*THE EXERCISE*. From the line with "Generate a component" to the line with "90, interval: 10", both lines included, set down exactly those lines, please, and no others.

*RECORDS FOR THIS EXERCISE*.
↓
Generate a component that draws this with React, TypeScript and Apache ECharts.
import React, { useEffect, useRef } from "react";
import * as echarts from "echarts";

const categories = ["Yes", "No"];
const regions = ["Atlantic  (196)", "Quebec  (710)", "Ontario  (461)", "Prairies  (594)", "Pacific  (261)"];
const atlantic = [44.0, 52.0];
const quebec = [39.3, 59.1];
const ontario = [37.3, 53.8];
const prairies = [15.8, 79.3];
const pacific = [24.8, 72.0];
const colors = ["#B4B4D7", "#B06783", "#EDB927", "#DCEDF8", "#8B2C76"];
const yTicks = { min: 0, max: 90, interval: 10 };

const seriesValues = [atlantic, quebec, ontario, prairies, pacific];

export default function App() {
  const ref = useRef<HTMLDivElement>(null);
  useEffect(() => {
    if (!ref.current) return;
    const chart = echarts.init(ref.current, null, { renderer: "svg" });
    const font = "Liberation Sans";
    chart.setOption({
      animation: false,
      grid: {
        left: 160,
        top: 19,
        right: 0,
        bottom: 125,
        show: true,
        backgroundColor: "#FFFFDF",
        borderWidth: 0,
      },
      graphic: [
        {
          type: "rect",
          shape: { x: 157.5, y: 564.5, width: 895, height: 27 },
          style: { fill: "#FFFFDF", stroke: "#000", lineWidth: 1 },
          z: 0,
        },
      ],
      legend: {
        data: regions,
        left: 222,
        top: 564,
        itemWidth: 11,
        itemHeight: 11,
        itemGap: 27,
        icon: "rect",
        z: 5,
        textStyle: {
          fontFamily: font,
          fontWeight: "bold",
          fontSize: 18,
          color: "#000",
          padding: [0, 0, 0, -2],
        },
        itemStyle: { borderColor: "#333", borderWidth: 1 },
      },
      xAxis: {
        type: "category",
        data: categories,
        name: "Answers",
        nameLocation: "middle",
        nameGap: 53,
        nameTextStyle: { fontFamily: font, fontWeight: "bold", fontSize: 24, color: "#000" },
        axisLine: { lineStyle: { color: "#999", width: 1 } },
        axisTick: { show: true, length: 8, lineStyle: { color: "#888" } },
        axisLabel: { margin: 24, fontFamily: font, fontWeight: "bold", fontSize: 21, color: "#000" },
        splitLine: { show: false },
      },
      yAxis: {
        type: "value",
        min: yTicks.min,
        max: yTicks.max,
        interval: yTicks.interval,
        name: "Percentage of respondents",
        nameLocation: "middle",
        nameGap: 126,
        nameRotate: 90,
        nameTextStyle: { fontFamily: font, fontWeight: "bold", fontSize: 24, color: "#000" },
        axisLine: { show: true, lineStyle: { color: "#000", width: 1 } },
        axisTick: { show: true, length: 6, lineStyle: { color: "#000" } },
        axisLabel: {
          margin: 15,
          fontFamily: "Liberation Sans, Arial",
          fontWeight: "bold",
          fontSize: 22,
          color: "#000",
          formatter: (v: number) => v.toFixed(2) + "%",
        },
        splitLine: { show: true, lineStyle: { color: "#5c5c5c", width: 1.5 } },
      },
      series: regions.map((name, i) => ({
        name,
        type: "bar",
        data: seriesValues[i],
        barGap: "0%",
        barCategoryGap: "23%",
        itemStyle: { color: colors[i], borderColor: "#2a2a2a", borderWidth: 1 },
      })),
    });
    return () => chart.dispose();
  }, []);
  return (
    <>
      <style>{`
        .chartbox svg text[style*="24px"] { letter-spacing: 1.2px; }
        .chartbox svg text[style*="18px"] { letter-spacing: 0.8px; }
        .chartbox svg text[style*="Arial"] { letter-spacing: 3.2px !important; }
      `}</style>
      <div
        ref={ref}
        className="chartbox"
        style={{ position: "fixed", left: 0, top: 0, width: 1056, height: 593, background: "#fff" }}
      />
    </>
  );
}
↑
↓
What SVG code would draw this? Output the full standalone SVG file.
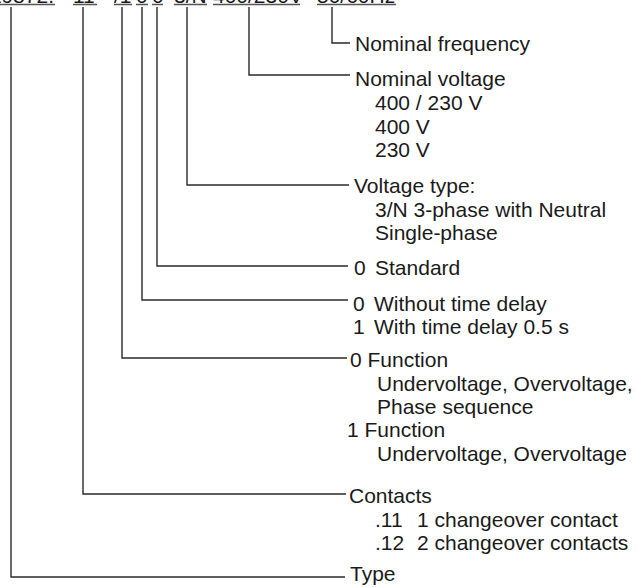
↑
↓
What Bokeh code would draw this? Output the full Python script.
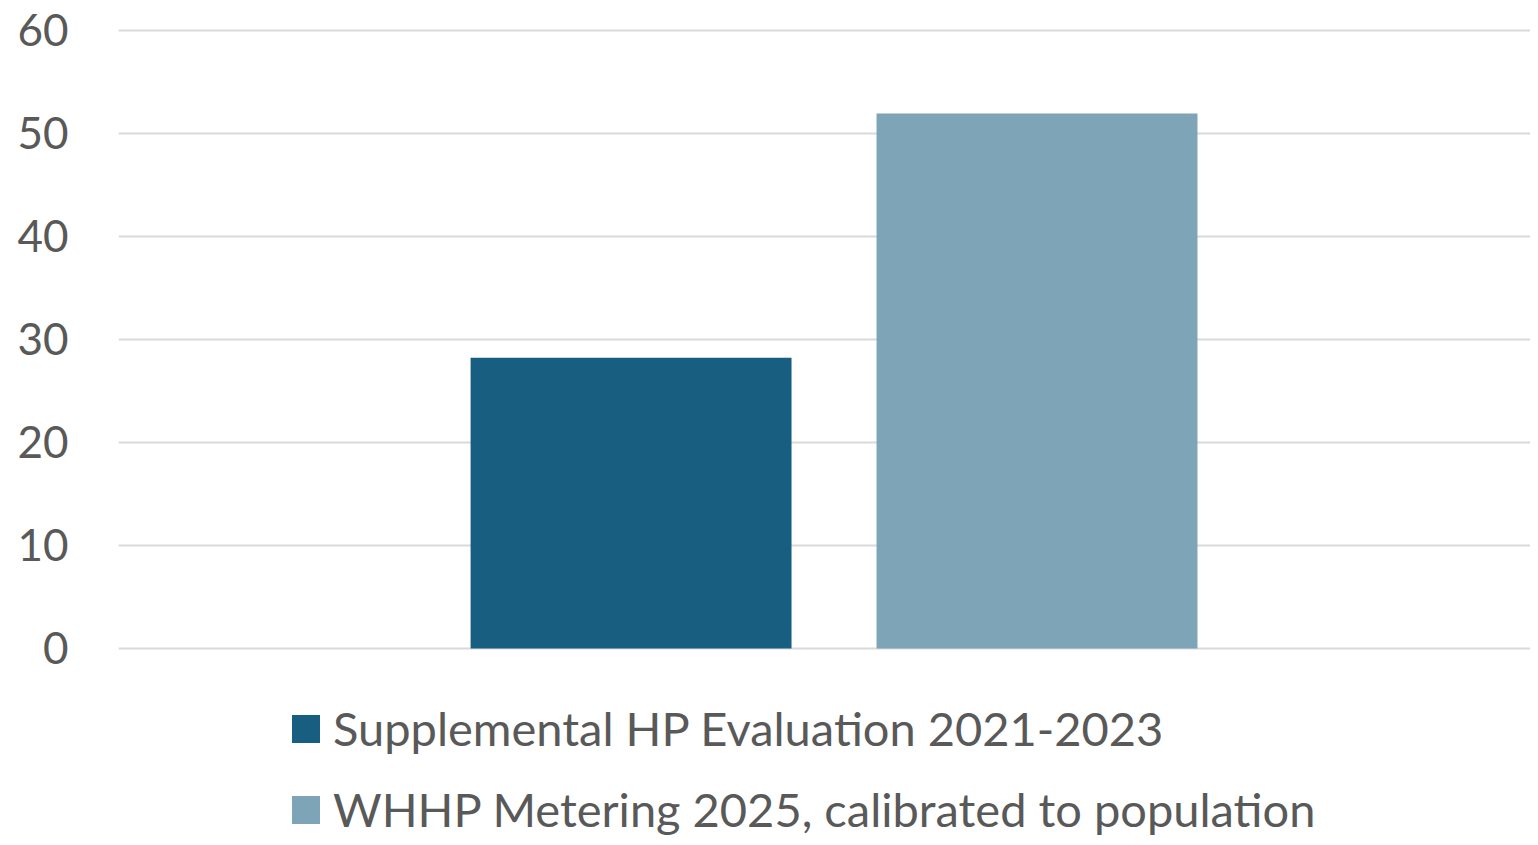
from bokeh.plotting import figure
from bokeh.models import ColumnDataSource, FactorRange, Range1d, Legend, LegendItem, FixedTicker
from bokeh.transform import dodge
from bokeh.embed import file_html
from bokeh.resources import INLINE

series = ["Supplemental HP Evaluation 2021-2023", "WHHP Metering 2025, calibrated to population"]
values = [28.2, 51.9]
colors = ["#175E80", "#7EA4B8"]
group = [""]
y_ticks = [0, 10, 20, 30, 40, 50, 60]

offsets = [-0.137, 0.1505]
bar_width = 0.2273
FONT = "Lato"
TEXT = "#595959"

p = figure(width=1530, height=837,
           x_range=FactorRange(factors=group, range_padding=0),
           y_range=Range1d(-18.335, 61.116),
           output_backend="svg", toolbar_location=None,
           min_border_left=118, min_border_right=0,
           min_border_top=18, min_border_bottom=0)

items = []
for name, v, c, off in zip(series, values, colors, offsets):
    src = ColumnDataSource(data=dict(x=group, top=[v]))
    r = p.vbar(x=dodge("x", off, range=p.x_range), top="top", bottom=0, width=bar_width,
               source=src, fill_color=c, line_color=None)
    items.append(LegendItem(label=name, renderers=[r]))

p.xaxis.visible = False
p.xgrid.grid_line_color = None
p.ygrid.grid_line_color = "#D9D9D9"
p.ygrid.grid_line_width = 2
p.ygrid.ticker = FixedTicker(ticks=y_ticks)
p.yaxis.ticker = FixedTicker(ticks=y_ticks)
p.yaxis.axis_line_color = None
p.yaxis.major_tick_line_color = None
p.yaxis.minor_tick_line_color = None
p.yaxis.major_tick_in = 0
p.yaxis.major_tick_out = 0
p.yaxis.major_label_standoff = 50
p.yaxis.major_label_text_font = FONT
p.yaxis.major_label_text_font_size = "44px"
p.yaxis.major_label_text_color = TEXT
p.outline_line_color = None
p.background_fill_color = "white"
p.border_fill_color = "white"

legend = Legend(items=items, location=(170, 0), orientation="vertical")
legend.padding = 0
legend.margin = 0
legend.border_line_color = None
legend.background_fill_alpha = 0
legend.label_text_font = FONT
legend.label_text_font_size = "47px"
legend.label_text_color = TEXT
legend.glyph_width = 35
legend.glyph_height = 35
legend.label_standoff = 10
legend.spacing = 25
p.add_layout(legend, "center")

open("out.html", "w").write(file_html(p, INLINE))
↑
*COMPLETE ANSWER*.
Generate a component that draws this with React, TypeScript and Apache ECharts.
import React, { useEffect, useRef } from "react";
import * as echarts from "echarts";

const categories = ["Yes", "No"];
const regions = ["Atlantic  (196)", "Quebec  (710)", "Ontario  (461)", "Prairies  (594)", "Pacific  (261)"];
const atlantic = [44.0, 52.0];
const quebec = [39.3, 59.1];
const ontario = [37.3, 53.8];
const prairies = [15.8, 79.3];
const pacific = [24.8, 72.0];
const colors = ["#B4B4D7", "#B06783", "#EDB927", "#DCEDF8", "#8B2C76"];
const yTicks = { min: 0, max: 90, interval: 10 };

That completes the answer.